Enterprise in a business context refers to an organization, typically a corporation, involved in commercial, industrial, or professional activities. It comprises multiple entities, such as divisions, departments, and subsidiaries, and is managed by a board of directors or an executive leadership team.
What is the difference between an enterprise and a business?
The terms “enterprise” and “business” are often used interchangeably, but they do have distinct nuances. A business typically has a specified objective and focuses on producing or selling products and services.
On the other hand, an enterprise is a broader operation encompassing production, labor, sales, and a business’s organization, management, and growth. While all enterprises are forms of business, not all businesses are enterprises.
What is the difference between an enterprise and a small business?
The primary difference between an enterprise and a small business lies in their scale and complexity.

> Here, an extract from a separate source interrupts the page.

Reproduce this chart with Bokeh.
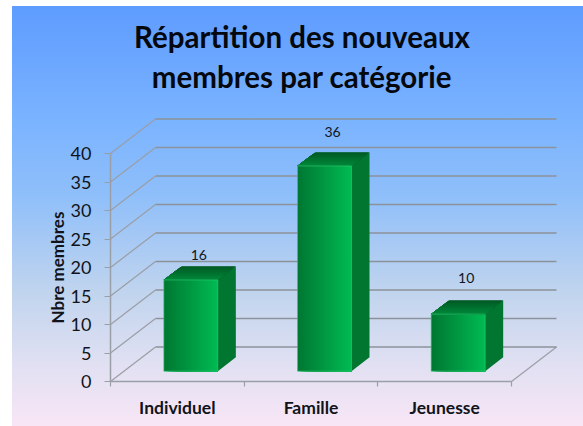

An enterprise is a large-scale business engaged in commercial activities, often involving a complex network of operations, departments, and divisions.
In contrast, a small business is an individual or small team engaged in commerce, usually operating as a single unit. Enterprises generally have more resources, capital, and personnel than a small business and tend to face higher risk factors due to their scale and complexity.
When does a growing business become enterprise-level?
A business becomes enterprise-level when complexity starts to outgrow simple commerce operations. The company may operate under multiple brands or regions, acquire multiple warehouses, and sell across DTC, retail, and wholesale. At that point, teams need more defined roles, reliability under peak traffic, and deeper integration across systems.
What are some typical challenges enterprises face?
Enterprises typically struggle with fragmented systems, including data and workflows split across channels, regions, and legacy programs. These cause slow change cycles, messy reporting, and expensive integration work that requires more IT support.
What software do enterprises typically use?
Enterprises run on a stack of well-connected systems—an ecommerce platform, plus ERP, OMS, WMS, and POS to manage orders, inventory, and sales. They also rely on CRM and marketing tools to collect customer data and use it for retention. Platforms like Shopify offer many of these features out of the box or through native integrations that offer real-time data sync.